Duplicate words in a text

Question

Here is a simplified implementation to obtain the duplicate words in a text using lambda expressions.

public class FindDuplicateWordsInText {

    public static Set<String> findDuplicateWordsInText(String text) {
        String[] words = text.split(" ");
        Set<String> duplicatesRemovedSet = new HashSet<>();
        Set<String> duplicatesSet = Arrays.stream(words).filter(string -> !duplicatesRemovedSet.add(string))
                .collect(Collectors.toSet());
        return duplicatesSet;
    }
}

\$\begingroup\$ what is your main concern? \$\endgroup\$
– Malachi ♦
Commented Aug 12, 2015 at 19:16 — Malachi, Commented Aug 12, 2015 at 19:16

rolfl · Accepted Answer · 2015-08-12 18:58:38Z

Your use of the boolean return value of the Set.add() call is a clever way to check for your duplicates. The concept you have is good, and I can't think of a faster way.

Additionally, I like how you have used Interface-based types on the left-side of assignments Set<String> and the concrete classes on the right new HashSet<>() .... people often put the concrete type on the left too, and it's good to see that you did not.

In terms of the Java streaming API, though, I can't help but feel that you missed out on an opportunity to improve the process by streaming the split.... The Pattern class has a splitAsStream method which would reduce your latency on the first words....

As an aside, a word should probably be on a contiguous whitespace, not just a single space (i.e. "\\s+" instead of " ").

Here's your code done differently:

private static final Pattern SPACE = Pattern.compile("\\s+");

public static Set<String> findDuplicateWordsInText(String text) {
    Set<String> duplicatesRemovedSet = new HashSet<>();
    return SPACE.splitAsStream(text)
            .filter(string -> !duplicatesRemovedSet.add(string))
            .collect(Collectors.toSet());
}

Alexander Ivanchenko · Accepted Answer · 2024-05-23 11:59:09Z

Avoid Side-effects while using Streams

You seem to be using a Stream as if it was a loop by accumulating state outside the stream.

The filter() operation performs a side-affect, which is strongly discouraged by Stream API documentation:

Side-effects in behavioral parameters to stream operations are, in general, discouraged, as they can often lead to unwitting violations of the statelessness requirement, as well as other thread-safety hazards.

If the behavioral parameters do have side-effects, unless explicitly stated, there are no guarantees as to:

the visibility of those side-effects to other threads;

that different operations on the "same" element within the same stream pipeline are executed in the same thread; and

that behavioral parameters are always invoked, since a stream implementation is free to elide operations (or entire stages) from a stream pipeline if it can prove that it would not affect the result of the computation.

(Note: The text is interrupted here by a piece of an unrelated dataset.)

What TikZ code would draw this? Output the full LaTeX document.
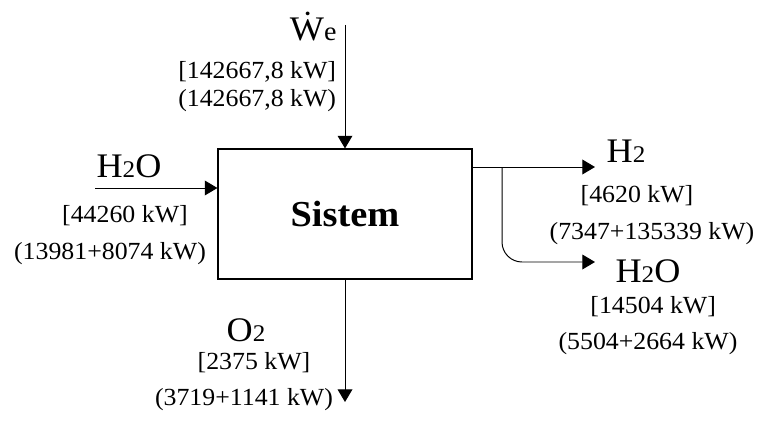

The stream pipeline in the code you shared is written based on the assumption that it'll only run sequentially which shouldn't be the case (i.e. even someone switches your stream to parallel, it should still produce a correct result, but this solution might fail).

While using functional feature of Java, try to stick with Pure functions, it'll help to make the code cleaner and more robust.

Naming

Use concise (yet clear) names.

Method name findDuplicateWordsInText can be shortened to findDuplicates without sacrificing a single shred of its clarity.

Avoid ambiguous/unclear names. The variable name duplicatesRemovedSet is misleading because this set is going to store every unique word, both duplicated and not duplicated (and as I said you shouldn't be using this Set with the Stream in such a way).
Class names are nouns communicating the purpose of a class.

Refactoring

To ditermine duplicated stream elements you can generate a Map asossiating each word with its number of occurences and then filter out elements that occur only once.

One of the ways to build the map of element frequencies is to make of use of the built-in Collector groupingBy() in conjunction with the Collector counting() as its downstream.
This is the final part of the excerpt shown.